A becoming fatalism hangs about Guidry. Two years ago - ordered back to the minors - he packed his stuff and skipped the Yankee team, heading back home on Rte. 80 South toward Lafayette. No one in New York cared if he ever came back. His minor league record, five seasons worth, was 19-21.

But Guidry's wife Bonnie - after 100 miles of silence - said, "Don't do something you'll regret the rest of your life."

"If you can take Syracuse again," Guidry said to his wife, "I'll give it one more try." Now, in his days of ascendency, Guidry blends that knowledge of having been a washed-up bush leaguer at age 25 with a bedrock athletic confidence that he has never lost.

Of his 18-strikeout effort against the California Angel, Guidry says, "It might never happen again. At least I can say I experienced it . . . It's just physical proof that what I did last year is no joke.

"You know, in two weeks people can forget who you are."

That knowledge haunts other athletes. Guidry - now that he has "proved I could do what I always said I could, if they gave me a chance" - seems unshakable in the face of any possible baseball future.

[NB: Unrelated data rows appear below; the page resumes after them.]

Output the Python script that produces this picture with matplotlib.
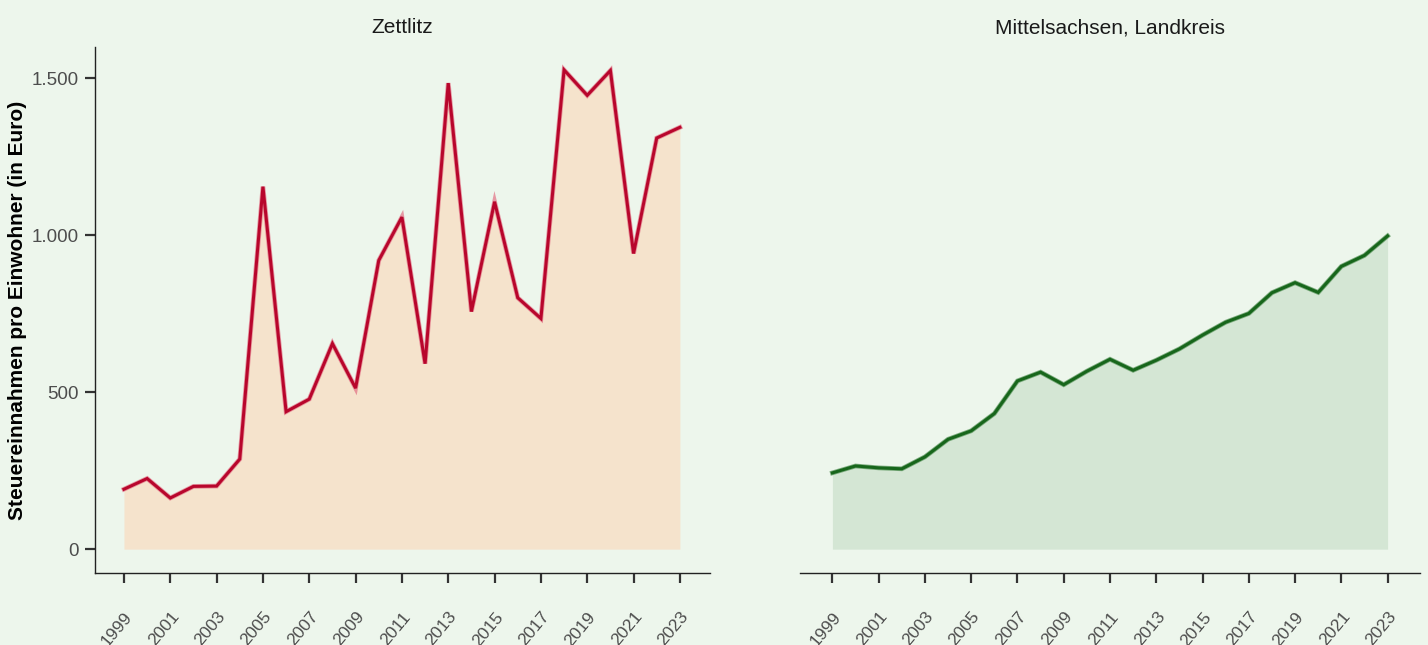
import numpy as np
import matplotlib.pyplot as plt
from matplotlib.ticker import FuncFormatter

plt.rcParams['font.family'] = ['Liberation Sans', 'DejaVu Sans']

years = list(range(1999, 2024))
zettlitz = [191, 225, 163, 200, 201, 287, 1155, 438, 478, 655, 513, 920, 1058, 591,
            1485, 757, 1107, 801, 735, 1527, 1446, 1525, 942, 1310, 1344]
mittelsachsen = [243, 265, 259, 256, 294, 350, 377, 432, 536, 564, 524, 567, 605, 570,
                 602, 638, 682, 723, 751, 817, 849, 818, 901, 936, 998]
panel_titles = ['Zettlitz', 'Mittelsachsen, Landkreis']
ylabel = 'Steuereinnahmen pro Einwohner (in Euro)'

bg = '#EDF6EC'
fig = plt.figure(figsize=(14.28, 6.45), dpi=100, facecolor=bg)
ax1 = fig.add_axes([95 / 1428, 1 - 573 / 645, 615 / 1428, 526 / 645])
ax2 = fig.add_axes([800 / 1428, 1 - 573 / 645, 620 / 1428, 526 / 645])


def de_fmt(v, pos):
    return f'{int(v):,}'.replace(',', '.')


styles = [
    (ax1, zettlitz, '#F5E3CC', '#B8062C', '#E27084', (1997.75, 2024.3)),
    (ax2, mittelsachsen, '#D4E6D4', '#17661B', '#4F8F52', (1997.6, 2024.4)),
]

for i, (ax, vals, fill, line, edge, xl) in enumerate(styles):
    ax.set_facecolor(bg)
    ax.fill_between(years, 0, vals, color=fill, lw=0)
    ax.plot(years, vals, color=edge, lw=3.4, solid_joinstyle='miter', alpha=0.7)
    ax.plot(years, vals, color=line, lw=2.2, solid_joinstyle='miter')
    ax.set_xlim(*xl)
    ax.set_ylim(-76, 1600)
    ax.set_xticks(years[::2])
    ax.set_xticklabels([str(y) for y in years[::2]], rotation=50, ha='right',
                       va='top', rotation_mode='anchor')
    ax.tick_params(axis='x', length=7, width=1.6, color='#333333', pad=19,
                   labelsize=12.5, labelcolor='#4D4D4D')
    for s in ['top', 'right']:
        ax.spines[s].set_visible(False)
    ax.spines['bottom'].set_linewidth(1.0)
    ax.spines['bottom'].set_color('#222222')
    ax.set_title(panel_titles[i], fontsize=15, color='#1A1A1A', pad=10)

ax1.set_yticks([0, 500, 1000, 1500])
ax1.yaxis.set_major_formatter(FuncFormatter(de_fmt))
ax1.tick_params(axis='y', length=7, width=1.6, color='#333333', pad=5,
                labelsize=13.5, labelcolor='#4D4D4D')
ax1.spines['left'].set_linewidth(1.0)
ax1.spines['left'].set_color('#222222')
ax1.set_ylabel(ylabel, fontsize=15, fontweight='bold', labelpad=3)

ax2.spines['left'].set_visible(False)
ax2.set_yticks([])

fig.savefig('out.png', dpi=100, facecolor=bg)
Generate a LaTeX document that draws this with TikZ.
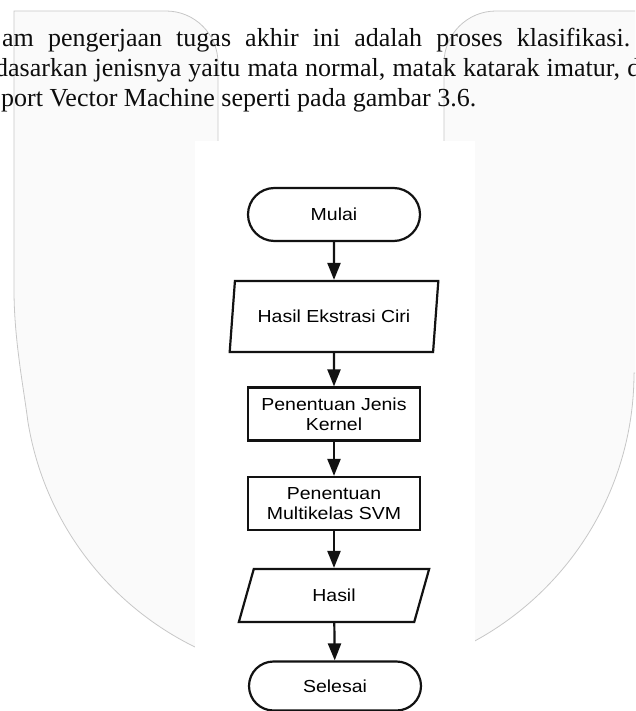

Guidry would rather talk about the old days in Lafayette than any current hoopla. "Frankly," he said, "I've never liked any big town, and I never will. They say New York is the best place to play, so . . .

So what's the difference? Baltimore would be 10 times too big for Guidry. He likes to talk about American Legion in Lafayette, the time he ran down one of his own teammates on the bases, and slid between the other runner's legs across home plate.

"I was one of three outfielders who were so fast that we'd all talk between pitches. Then one of us would yell. 'There's a fly ball. Go get it."

And, at least in his secure, nurturing version of his own youth, he always would.

Among the conspicous Yankees, only Guidry, and perhaps Graig Nettles and Chris Chambliss, have maintained a humorous, happy speech. None covets credit.

"I don't worry about anything. Nothing has changed me . . . I make more money than Jimmy Carter, but less than Billy," Guidry said, a smile showing through under his wispy mustache.

"The only thing I worry about on the mound is line drives," he said, continuing his grin. "I just want to pitch respectable the whole time I'm out there."

What about the glamor of New York City, the turmoil of the Yankees, the pressure of pennant races?

"I don't really notice it too much," Guidry stands fill up. "That's just the sort of person I've alway been.